Exercise brief
Reproduce each line bearing the word "that".
◆ ◆ ◆ ◆ ◆
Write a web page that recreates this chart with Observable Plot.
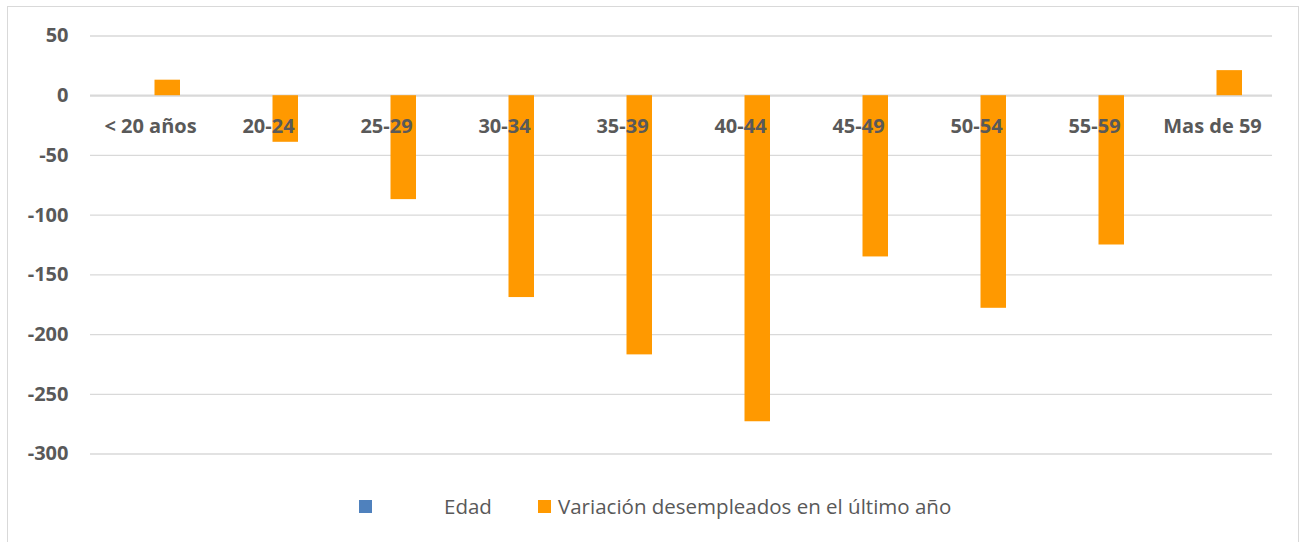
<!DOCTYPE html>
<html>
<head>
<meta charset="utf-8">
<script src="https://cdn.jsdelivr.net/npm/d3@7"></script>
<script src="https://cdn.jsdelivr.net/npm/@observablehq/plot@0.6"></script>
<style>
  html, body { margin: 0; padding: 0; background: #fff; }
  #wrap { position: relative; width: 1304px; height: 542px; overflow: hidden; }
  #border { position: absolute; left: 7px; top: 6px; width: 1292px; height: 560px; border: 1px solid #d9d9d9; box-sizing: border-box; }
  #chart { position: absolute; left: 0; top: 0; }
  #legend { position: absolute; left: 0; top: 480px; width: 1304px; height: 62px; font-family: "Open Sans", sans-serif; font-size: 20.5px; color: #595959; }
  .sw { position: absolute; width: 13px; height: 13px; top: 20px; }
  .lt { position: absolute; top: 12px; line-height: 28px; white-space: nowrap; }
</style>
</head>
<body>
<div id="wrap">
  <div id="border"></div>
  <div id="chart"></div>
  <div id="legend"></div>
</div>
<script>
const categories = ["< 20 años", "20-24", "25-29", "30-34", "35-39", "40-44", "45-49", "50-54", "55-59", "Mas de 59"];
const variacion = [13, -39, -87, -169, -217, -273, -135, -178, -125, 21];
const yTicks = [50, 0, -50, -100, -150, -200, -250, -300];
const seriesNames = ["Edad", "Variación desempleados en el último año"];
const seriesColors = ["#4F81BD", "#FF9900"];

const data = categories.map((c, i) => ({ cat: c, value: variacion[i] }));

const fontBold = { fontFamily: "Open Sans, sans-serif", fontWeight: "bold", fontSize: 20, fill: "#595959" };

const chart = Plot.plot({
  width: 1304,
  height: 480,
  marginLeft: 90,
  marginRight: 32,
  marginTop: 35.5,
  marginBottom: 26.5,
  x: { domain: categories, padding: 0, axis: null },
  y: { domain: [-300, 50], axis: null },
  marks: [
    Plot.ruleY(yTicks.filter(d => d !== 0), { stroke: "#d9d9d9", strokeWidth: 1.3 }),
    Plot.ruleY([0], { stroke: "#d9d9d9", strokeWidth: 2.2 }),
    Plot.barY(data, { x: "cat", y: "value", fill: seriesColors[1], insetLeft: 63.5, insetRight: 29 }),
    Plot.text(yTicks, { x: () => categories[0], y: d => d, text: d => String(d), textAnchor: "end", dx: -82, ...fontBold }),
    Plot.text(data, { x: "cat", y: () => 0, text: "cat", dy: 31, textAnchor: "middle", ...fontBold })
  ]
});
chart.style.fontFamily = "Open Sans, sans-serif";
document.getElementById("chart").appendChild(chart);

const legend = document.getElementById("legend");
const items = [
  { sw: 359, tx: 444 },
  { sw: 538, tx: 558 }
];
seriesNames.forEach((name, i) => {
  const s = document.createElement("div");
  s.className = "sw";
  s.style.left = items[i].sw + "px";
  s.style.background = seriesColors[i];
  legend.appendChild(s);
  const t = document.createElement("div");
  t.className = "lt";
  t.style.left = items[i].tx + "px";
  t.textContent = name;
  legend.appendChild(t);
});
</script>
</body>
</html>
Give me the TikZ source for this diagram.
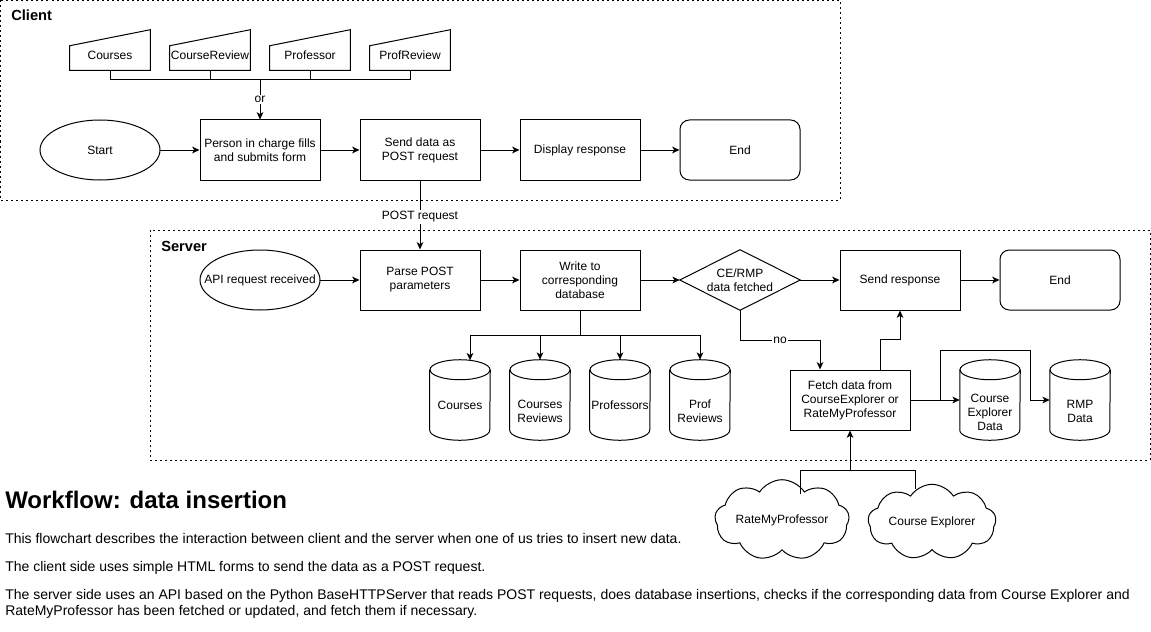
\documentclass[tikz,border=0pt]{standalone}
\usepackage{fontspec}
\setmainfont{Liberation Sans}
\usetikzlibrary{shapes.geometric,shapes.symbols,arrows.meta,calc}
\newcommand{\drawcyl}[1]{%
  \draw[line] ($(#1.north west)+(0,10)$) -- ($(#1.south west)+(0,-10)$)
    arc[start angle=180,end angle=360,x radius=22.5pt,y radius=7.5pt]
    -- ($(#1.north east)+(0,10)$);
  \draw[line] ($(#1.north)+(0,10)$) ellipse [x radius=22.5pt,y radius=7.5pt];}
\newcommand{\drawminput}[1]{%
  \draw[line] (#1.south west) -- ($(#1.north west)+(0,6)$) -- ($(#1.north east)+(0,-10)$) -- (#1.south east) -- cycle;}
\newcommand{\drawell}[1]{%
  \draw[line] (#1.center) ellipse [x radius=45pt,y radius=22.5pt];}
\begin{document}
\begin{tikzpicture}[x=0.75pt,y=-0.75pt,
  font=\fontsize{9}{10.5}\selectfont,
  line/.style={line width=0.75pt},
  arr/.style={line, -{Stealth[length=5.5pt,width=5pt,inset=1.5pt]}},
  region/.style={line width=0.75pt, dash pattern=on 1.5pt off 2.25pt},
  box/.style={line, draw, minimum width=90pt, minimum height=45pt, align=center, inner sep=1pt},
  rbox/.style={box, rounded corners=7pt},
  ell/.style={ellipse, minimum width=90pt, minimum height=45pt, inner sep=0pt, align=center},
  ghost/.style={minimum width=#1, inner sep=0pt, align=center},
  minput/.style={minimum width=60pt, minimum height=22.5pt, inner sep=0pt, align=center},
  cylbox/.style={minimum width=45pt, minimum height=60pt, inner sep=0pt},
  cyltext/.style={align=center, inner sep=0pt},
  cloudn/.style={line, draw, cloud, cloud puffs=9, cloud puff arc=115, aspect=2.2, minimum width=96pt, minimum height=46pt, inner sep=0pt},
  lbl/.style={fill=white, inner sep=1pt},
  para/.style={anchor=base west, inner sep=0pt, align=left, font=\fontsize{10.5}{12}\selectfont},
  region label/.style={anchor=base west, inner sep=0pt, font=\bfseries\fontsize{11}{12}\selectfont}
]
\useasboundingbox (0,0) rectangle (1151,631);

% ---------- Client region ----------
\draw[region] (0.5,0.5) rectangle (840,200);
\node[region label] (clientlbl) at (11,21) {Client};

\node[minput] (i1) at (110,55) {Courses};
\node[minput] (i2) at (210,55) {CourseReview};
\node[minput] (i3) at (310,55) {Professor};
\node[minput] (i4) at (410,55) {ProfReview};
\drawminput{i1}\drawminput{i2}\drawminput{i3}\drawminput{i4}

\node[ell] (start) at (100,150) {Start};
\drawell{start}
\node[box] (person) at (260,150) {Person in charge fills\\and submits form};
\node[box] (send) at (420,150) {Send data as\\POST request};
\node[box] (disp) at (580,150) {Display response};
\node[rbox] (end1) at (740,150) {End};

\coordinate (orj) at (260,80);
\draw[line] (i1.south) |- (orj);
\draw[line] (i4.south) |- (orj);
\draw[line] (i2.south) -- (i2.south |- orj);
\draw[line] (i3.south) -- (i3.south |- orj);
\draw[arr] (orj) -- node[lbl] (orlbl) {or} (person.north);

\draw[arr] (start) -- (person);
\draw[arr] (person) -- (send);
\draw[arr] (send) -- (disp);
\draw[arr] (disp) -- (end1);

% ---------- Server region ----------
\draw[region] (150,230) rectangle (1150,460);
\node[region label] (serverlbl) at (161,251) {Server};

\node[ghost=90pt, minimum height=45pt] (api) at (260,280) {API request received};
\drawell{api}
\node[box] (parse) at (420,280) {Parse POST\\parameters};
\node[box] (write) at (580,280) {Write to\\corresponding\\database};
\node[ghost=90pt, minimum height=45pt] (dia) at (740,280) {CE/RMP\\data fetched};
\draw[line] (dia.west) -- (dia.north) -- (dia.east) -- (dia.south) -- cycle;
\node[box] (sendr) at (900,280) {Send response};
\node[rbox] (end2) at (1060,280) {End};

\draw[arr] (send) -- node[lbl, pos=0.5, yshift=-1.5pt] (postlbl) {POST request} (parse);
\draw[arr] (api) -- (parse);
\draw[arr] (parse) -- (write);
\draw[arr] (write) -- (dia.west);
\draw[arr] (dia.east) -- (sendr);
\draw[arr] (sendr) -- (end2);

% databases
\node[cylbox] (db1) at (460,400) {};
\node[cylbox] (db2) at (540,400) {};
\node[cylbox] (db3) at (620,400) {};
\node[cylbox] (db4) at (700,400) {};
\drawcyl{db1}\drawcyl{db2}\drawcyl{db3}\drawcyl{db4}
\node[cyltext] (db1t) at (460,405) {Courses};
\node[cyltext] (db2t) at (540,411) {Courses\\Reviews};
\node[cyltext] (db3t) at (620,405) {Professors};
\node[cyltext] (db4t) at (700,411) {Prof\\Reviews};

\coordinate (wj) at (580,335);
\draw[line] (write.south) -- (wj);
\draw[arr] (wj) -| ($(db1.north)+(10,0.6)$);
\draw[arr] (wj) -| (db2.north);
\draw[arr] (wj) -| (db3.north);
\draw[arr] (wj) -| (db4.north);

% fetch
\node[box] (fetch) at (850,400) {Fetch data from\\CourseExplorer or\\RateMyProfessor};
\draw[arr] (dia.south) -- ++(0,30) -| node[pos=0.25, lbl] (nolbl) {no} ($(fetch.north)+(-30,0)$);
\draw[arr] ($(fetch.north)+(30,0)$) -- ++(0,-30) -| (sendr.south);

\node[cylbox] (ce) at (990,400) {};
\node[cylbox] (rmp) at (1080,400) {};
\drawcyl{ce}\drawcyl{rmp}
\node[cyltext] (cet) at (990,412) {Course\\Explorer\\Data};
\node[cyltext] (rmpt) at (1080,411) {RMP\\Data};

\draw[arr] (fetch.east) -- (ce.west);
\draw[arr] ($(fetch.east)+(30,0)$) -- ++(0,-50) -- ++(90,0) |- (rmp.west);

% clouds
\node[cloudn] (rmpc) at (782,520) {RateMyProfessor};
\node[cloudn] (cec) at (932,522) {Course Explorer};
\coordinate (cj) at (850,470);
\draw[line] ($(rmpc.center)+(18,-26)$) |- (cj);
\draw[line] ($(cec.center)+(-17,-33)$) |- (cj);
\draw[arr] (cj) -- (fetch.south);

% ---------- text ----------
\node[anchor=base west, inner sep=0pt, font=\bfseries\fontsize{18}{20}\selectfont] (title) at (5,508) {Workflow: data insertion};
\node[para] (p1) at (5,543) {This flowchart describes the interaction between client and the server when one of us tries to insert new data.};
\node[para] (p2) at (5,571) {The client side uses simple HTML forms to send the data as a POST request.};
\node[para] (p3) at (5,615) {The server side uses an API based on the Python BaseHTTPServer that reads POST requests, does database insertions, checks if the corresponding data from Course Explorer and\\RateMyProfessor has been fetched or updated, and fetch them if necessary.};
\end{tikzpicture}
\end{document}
◆ ◆ ◆ ◆ ◆
Result of the task
Write a web page that recreates this chart with Observable Plot.
\node[para] (p3) at (5,615) {The server side uses an API based on the Python BaseHTTPServer that reads POST requests, does database insertions, checks if the corresponding data from Course Explorer and\\RateMyProfessor has been fetched or updated, and fetch them if necessary.};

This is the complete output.